Additionally, simply pulling the plug on a VM or instance will only exposed problems with a subset of the infrastructure responsible for providing your application to users. What if your network or storage are experiencing latency? What if a DNS misconfiguration results in users being unable to resolve and subsequently reach your application to begin with? Netflix recognized this challenge and developed the entire Simian Army suite of tools on the heels of Chaos Monkey. But, to create and maintain such a large number of utilities is beyond the reach of all but the largest enterprises.
Enter Gremlin
Founded by Kolton Andrus and Matthew Fornaciari, Gremlin is born out of the experiences of engineers from the likes of Netflix and Amazon who were responsible for ensuring the reliability and availability of their employer’s service. Andrus spent significant time working in a reactive operations environment and was searching for a proactive model of testing to provide 4 9’s (99.99%) of availability.

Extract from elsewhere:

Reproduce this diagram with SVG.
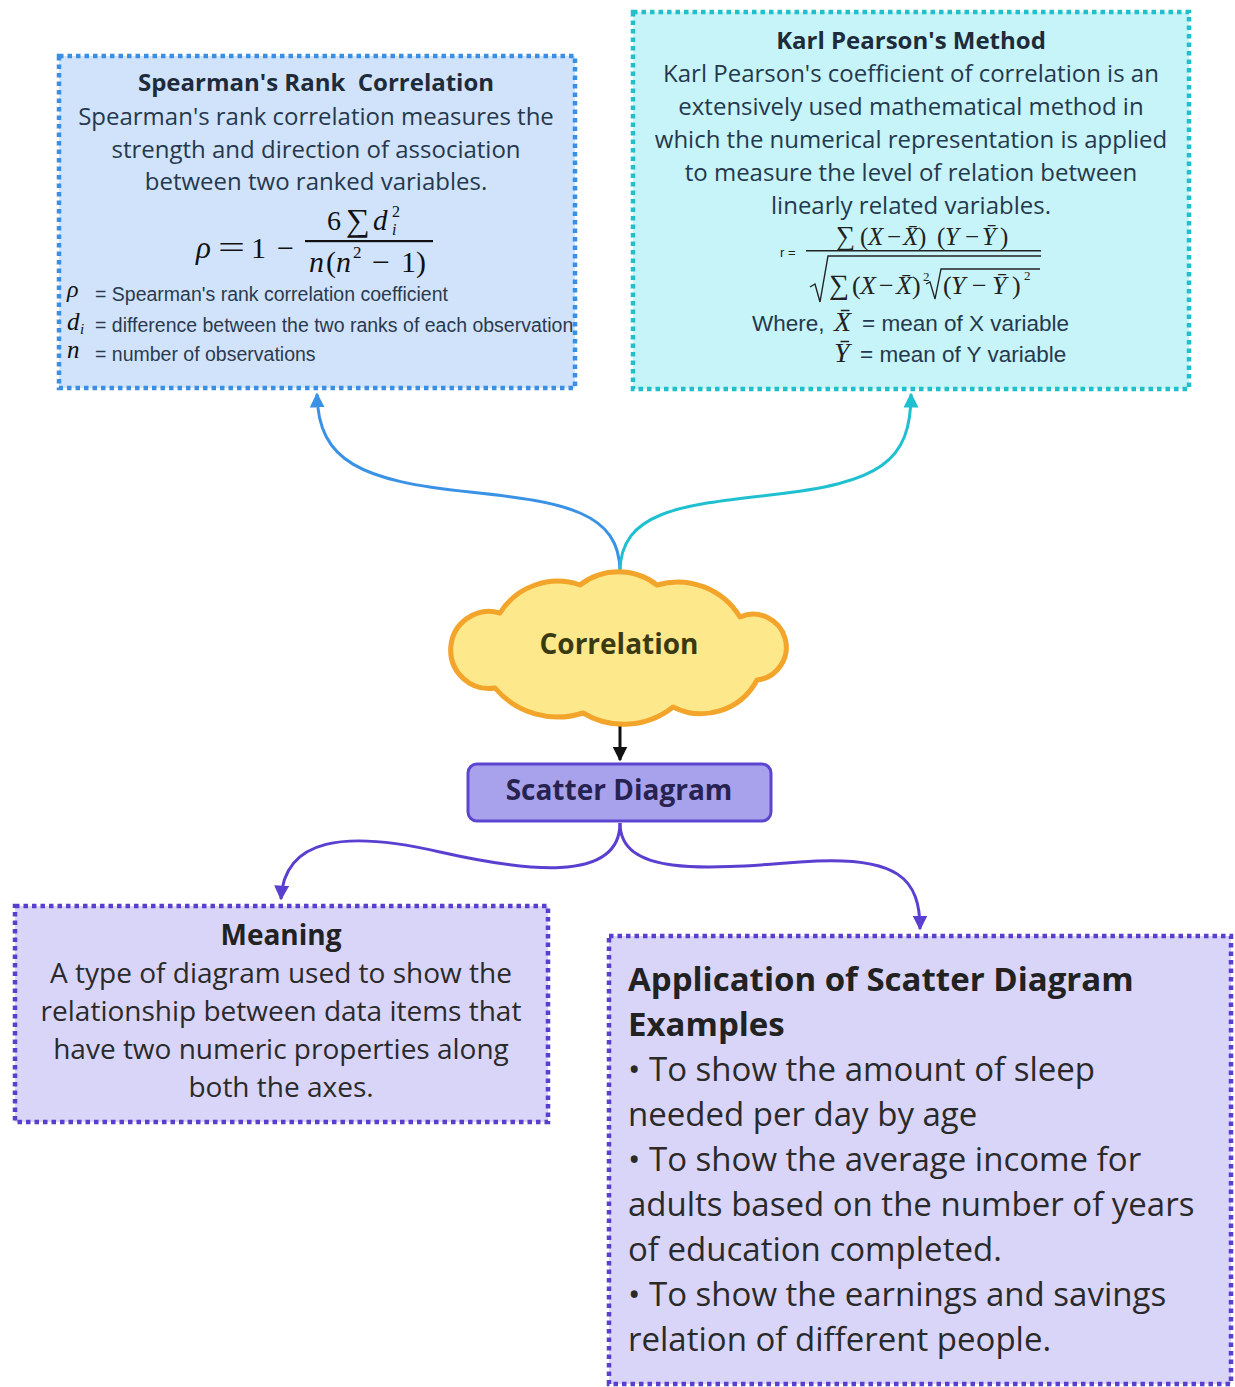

While working in Netflix and Amazon directly, Andrus felt there was a good need in the market for chaos engineering utilities and that everyone who was chasing the microservices application architecture would be a candidate for the Simian Army use case. The pain of being paged in the middle of the night to troubleshoot an outage is all too familiar Andrus. So he and Fornaciai sought to make the same testing capabilities that were being used by Internet giants available to the enterprise, and thus formed Gremlin.
Chaos Engineering for the Masses
Germlin’s aim is to provide a framework that allows the enterprise to “safely, securely, and easily simulate real outages with an ever-growing library of attacks.” The first step of proactive operations is to introduce infrastructure failures in the form of host-level outages. Gremlin provides the capability to not only shut down VMs but to also simulate congestion in resources such as CPU and RAM as well as degraded performance of key services such as DNS.
The point is to allow customers to experiment and introduce small scale tests of a complex system and understand not only how the system reacts and refine accordingly, but to also identify issues that exist within the organization’s people and processes. From there a customer can remediate any technical issues found as well as address any procedural issues that may have prevented a timely recovery from an outage. Gremlin initially referred to this model as “failure as a service” and still has references to this phrase in their docs. It was felt though, that this would be an of putting phrase for decision makers in some of Gremlin’s target customers and they prefer to refer to the product as providing “resiliency as a service.”
Whether a test reveals a bug or passes without issue, the next step after remediation (if necessary) is to scale your tests up and repeat. Starting small and scaling guarantees disciplined development and operations teams and cultivates the ability to respond to outages in a timely and thorough manner. Should testing go awry, Gremlin’s UI includes a “Halt All” button, which will allow teams to recover, reassess, and test at a later time.
Ken’s Conclusion
While I was being briefed by Kolton, he made a point that resonated with me and truly drove home the value that Gremlin delivers. Image being able to introduce faults in an infrastructure as a training exercise. You could tell your new employees to expect an outage within a specified window and ask them to remediate as a test of your existing systems, training, documentation, and procedures.
This immediately conjured memories of my time working a job that saw me being added to the on-call rotation 3 weeks into my employment. Despite their best efforts to train me as effectively as possible and build a reliable system for me to watch over, Murphy’s law struck. During my first week on call, I was awoken by outages for 4 straight evenings and it left me scrambling to fix things and wonder what I had gotten myself into.
It’s worth noting that subsequent on-call weeks were not the same. I could go an entire week receiving little to no alerts outside business hours. However, this incident came to mind when Kolton described using Gremlin as a training tool. I cannot help but think I would have been better prepared for the real thing if I had experienced the kind of simulations that Kolton described being possible during my briefing.
The chaos engineering space is in the early phases of adoption in the enterprise and is perhaps too new and frightening like technologies that preceded it, such as virtualization or cloud. Gremlin is in a prime position to lead this space and become a leader early in the emergence of the practice and provide leadership to forward thinking enterprises.